Out of all the types of data out there, it seems like most have ignored what is perhaps the most valuable: unstructured data.
The reason is simple – unstructured data is messy and wickedly difficult to search in meaningful ways.
Perhaps the easiest way to think of structured vs. unstructured data is your typical email. The header with date, to, from and subject line is all structured data. The date field, will always be the date field. We can count on that.
However, what you write in the body of the email is whatever you decide to say. Could be anything, right? Text becomes words, words sentences… then perhaps paragraphs. Could be numbers…calculations. You name it. We know for sure from a data science perspective, that we can’t be sure what to expect.
Why Should You Care?
You think structured data is great and can’t imagine finding information from both unstructured data and structured data. Unstructured data is growing at a rapid pace, and many ‘solutions’ fail to take into account searching through the massive amounts of unstructured data in an organization.
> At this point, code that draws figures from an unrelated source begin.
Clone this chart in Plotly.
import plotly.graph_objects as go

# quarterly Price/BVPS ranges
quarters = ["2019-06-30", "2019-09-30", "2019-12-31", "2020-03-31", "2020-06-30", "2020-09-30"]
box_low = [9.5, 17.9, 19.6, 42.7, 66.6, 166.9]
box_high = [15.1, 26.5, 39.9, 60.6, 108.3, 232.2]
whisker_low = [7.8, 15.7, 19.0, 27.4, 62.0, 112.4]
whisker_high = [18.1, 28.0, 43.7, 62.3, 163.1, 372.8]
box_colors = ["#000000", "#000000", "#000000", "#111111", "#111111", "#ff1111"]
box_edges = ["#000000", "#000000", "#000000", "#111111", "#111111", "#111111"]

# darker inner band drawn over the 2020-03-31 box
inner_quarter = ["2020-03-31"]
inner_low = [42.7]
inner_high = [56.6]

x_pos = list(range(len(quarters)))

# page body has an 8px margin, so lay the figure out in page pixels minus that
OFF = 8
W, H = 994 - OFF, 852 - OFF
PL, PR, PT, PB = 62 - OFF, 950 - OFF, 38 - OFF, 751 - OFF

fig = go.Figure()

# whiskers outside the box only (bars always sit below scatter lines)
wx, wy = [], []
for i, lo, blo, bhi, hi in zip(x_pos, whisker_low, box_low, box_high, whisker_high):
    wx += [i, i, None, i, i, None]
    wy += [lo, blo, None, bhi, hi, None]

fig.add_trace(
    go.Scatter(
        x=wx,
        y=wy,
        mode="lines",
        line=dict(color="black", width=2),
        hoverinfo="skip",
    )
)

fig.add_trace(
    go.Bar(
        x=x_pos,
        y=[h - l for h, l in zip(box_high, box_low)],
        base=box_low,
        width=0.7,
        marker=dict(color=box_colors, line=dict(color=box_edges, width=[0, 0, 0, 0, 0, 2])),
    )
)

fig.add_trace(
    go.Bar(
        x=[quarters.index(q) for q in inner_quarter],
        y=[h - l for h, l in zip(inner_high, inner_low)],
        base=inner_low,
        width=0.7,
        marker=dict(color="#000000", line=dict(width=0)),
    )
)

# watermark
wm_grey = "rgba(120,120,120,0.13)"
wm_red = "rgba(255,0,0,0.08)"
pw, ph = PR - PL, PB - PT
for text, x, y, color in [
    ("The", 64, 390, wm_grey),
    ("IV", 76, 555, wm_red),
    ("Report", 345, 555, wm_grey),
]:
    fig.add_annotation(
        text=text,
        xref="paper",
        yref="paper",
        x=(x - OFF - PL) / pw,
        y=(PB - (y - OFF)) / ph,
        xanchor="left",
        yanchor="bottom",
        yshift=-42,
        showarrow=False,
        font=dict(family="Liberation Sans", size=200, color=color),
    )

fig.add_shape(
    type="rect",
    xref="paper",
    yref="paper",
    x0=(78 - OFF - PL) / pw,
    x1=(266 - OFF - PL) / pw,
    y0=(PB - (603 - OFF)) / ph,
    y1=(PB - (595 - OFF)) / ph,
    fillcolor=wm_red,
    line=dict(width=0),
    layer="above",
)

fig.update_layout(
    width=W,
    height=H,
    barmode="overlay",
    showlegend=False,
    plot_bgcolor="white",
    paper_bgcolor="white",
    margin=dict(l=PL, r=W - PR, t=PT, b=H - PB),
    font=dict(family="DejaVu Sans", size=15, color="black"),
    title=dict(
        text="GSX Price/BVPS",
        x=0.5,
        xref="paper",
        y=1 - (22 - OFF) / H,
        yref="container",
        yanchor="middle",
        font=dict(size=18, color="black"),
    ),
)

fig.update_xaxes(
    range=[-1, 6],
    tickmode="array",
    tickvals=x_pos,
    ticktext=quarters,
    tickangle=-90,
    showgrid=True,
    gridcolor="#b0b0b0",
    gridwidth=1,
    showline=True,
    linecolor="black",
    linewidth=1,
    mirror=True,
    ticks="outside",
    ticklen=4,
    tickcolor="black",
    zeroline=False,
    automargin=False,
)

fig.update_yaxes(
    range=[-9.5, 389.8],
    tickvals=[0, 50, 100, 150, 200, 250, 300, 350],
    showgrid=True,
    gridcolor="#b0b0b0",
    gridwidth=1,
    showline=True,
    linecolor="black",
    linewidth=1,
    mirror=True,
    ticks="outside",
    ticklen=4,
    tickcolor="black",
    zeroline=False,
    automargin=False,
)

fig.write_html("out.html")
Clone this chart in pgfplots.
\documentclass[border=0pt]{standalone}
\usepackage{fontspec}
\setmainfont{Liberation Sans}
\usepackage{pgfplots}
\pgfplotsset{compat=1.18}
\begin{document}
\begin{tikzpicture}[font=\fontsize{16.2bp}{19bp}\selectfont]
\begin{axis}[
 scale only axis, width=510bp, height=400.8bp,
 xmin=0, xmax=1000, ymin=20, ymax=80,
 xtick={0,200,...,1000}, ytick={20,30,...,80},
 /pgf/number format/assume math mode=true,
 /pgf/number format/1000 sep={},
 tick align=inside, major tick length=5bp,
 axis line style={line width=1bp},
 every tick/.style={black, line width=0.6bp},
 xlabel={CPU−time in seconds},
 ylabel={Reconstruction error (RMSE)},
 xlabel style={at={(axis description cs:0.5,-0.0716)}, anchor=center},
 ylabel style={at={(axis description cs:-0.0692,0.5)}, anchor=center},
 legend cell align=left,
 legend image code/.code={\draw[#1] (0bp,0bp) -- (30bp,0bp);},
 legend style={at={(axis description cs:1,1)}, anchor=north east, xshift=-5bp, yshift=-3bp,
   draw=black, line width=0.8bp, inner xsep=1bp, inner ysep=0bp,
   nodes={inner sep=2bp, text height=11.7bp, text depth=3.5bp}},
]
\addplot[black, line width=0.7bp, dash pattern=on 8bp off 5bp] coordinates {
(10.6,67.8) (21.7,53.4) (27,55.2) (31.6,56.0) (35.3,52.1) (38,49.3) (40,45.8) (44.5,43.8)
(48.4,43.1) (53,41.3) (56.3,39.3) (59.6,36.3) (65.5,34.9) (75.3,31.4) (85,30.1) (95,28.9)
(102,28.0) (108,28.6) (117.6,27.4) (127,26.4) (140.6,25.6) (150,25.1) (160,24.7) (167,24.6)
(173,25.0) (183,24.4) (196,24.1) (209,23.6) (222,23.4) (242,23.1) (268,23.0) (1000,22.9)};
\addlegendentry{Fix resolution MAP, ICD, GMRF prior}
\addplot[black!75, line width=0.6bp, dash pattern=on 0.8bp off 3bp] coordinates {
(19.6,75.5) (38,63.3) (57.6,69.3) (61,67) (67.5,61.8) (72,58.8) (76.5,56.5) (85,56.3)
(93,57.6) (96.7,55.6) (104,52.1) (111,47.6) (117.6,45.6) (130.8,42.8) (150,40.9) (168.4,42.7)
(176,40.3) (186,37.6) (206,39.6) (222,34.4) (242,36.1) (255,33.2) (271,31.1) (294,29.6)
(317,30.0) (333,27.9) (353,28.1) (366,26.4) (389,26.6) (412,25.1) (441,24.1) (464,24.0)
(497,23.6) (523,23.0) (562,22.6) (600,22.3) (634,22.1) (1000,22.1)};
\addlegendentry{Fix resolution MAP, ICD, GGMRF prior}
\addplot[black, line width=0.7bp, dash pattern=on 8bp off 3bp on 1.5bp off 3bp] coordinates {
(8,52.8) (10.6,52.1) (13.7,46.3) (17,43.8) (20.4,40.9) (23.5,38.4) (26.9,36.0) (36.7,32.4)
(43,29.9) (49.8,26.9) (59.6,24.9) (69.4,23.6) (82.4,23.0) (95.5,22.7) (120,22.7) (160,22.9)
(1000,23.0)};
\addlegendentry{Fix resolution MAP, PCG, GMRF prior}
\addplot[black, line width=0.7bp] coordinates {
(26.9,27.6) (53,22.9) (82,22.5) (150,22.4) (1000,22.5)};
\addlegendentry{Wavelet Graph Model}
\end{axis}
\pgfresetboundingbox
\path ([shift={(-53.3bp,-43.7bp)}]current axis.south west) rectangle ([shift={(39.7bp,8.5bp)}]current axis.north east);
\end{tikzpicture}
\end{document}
Having a ‘Store Everything’ Approach
Some organizations go with a ‘store everything’ approach, yet their solutions for search only primarily address structured data. Leaving unstructured and potentially semi-structured data untouched.
Why is This a Big Deal?
Because 95% of data is unstructured, only 5% of data is structured! In the business world, this goes down to an average of 80% of data being unstructured and 20% of data structured. With most solutions only addressing structured (and maybe semi-structured data) this equates to the average organization missing out on using anywhere between 80 to 95 percent of their data on average.
When speaking with organizations, many will state that their current top challenge is the explosion of unstructured data. The ‘store everything’ mentality now challenges organizational leaders to find a solution that can address all data challenges rather than just the 5 to 20 percent of structured data that they can easily access.
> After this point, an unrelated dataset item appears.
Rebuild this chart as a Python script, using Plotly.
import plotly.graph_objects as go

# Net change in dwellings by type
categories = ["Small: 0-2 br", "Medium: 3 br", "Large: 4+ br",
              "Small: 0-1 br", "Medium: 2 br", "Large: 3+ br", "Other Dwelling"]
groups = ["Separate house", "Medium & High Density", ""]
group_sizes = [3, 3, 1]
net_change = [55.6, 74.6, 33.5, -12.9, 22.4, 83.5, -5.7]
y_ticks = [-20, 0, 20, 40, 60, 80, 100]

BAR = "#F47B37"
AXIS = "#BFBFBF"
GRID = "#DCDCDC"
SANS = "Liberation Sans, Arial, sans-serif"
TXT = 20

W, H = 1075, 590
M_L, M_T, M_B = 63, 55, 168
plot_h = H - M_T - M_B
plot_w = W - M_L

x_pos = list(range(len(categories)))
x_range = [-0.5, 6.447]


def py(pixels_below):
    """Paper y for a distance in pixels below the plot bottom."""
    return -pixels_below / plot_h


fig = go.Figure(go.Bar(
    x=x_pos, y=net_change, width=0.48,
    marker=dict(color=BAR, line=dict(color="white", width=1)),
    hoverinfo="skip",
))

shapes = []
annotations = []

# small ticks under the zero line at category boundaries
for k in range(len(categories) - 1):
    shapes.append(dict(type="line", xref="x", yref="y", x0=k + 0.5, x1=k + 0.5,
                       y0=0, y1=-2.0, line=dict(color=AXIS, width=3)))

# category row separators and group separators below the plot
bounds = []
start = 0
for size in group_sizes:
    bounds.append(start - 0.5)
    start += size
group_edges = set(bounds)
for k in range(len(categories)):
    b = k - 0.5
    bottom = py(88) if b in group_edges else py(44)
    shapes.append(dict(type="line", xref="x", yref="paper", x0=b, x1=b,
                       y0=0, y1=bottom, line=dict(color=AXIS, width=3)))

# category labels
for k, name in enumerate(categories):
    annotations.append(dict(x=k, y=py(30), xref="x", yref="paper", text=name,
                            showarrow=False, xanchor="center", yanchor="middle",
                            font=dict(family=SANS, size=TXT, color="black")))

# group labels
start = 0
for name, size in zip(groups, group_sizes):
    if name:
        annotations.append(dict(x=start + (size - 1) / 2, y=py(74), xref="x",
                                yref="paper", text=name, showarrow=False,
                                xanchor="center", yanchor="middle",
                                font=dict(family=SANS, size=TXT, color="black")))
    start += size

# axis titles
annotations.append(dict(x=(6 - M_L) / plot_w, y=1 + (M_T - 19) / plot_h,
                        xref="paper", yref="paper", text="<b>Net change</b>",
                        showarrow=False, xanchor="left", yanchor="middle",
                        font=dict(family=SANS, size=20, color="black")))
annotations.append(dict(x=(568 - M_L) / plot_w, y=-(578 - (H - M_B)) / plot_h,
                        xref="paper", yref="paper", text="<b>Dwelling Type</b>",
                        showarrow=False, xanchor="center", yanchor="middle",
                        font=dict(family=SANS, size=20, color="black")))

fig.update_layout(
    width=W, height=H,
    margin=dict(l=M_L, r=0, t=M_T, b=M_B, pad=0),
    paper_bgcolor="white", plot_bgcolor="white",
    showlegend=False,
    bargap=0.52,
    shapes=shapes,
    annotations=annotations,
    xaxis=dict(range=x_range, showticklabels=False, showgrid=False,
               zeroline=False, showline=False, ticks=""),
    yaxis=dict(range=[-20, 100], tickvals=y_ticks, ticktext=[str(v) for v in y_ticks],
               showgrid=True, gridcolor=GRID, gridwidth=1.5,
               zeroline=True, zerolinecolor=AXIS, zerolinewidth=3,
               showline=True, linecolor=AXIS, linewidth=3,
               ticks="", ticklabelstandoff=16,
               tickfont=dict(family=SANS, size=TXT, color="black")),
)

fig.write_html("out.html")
The organization is now exposed to risk because it can’t fully utilize all of the data accumulated. Unstructured data challenges pose risks to just about any organization, at SavantX we realize that organizations need full access to all three types of data (structured, unstructured and semi-structured) and that’s why our technology was built around the most difficult data challenge: unstructured data.
Demystifying Unstructured Data
Unstructured data can come from a variety of sources, ranging from email messages, sensory data, call center data, Word documents, PowerPoint slides, image, audio and video files, and the list goes on. The power to harness unstructured data has been challenging as the many tools available on the market today are built around complex semantic analysis of unstructured data. This approach is expensive and requires a herculean effort to customize, operationalize and maintain for an organization.
Technology within the enterprise has seen an increasingly higher demand for organizations to be on the forefront of innovation especially in addressing data challenges. Unfortunately, many organizations pay only lip service to unstructured data – never really addressing the problems of search and discovery in this domain. By combining unstructured data with structured data as well as semi-structured data, an organization can integrate all data sources and quickly find the information they seek – efficiently and quickly.
But it’s not just that simple. Many tools may tout that they can integrate unstructured data with structured data, but the hard reality is that fragmentation and inconsistency of data may be realized. SavantX can seamlessly integrate all three types of data and provide for an easy to operate and user customizable interface to find necessary information.
Data hoarding happens in nearly every organization, but it’s what the organization does with the data that makes the difference. Regulatory requirements don’t go away. By utilizing a solution that additionally addresses unstructured data (in addition to structured and semi-structured), an organization can further mitigate risks and identify opportunities through security, safety, compliance, risk, legal and other information.
Data problems haven’t gone away, and organizations need to realize that. An estimated 80 percent of enterprise data is unstructured according to one Gartner estimate. The question really becomes how can data help your organization? And having easy access to unstructured data can significantly help. Differentiate your organization from the rest by leveraging the opportunities that utilizing unstructured data presents.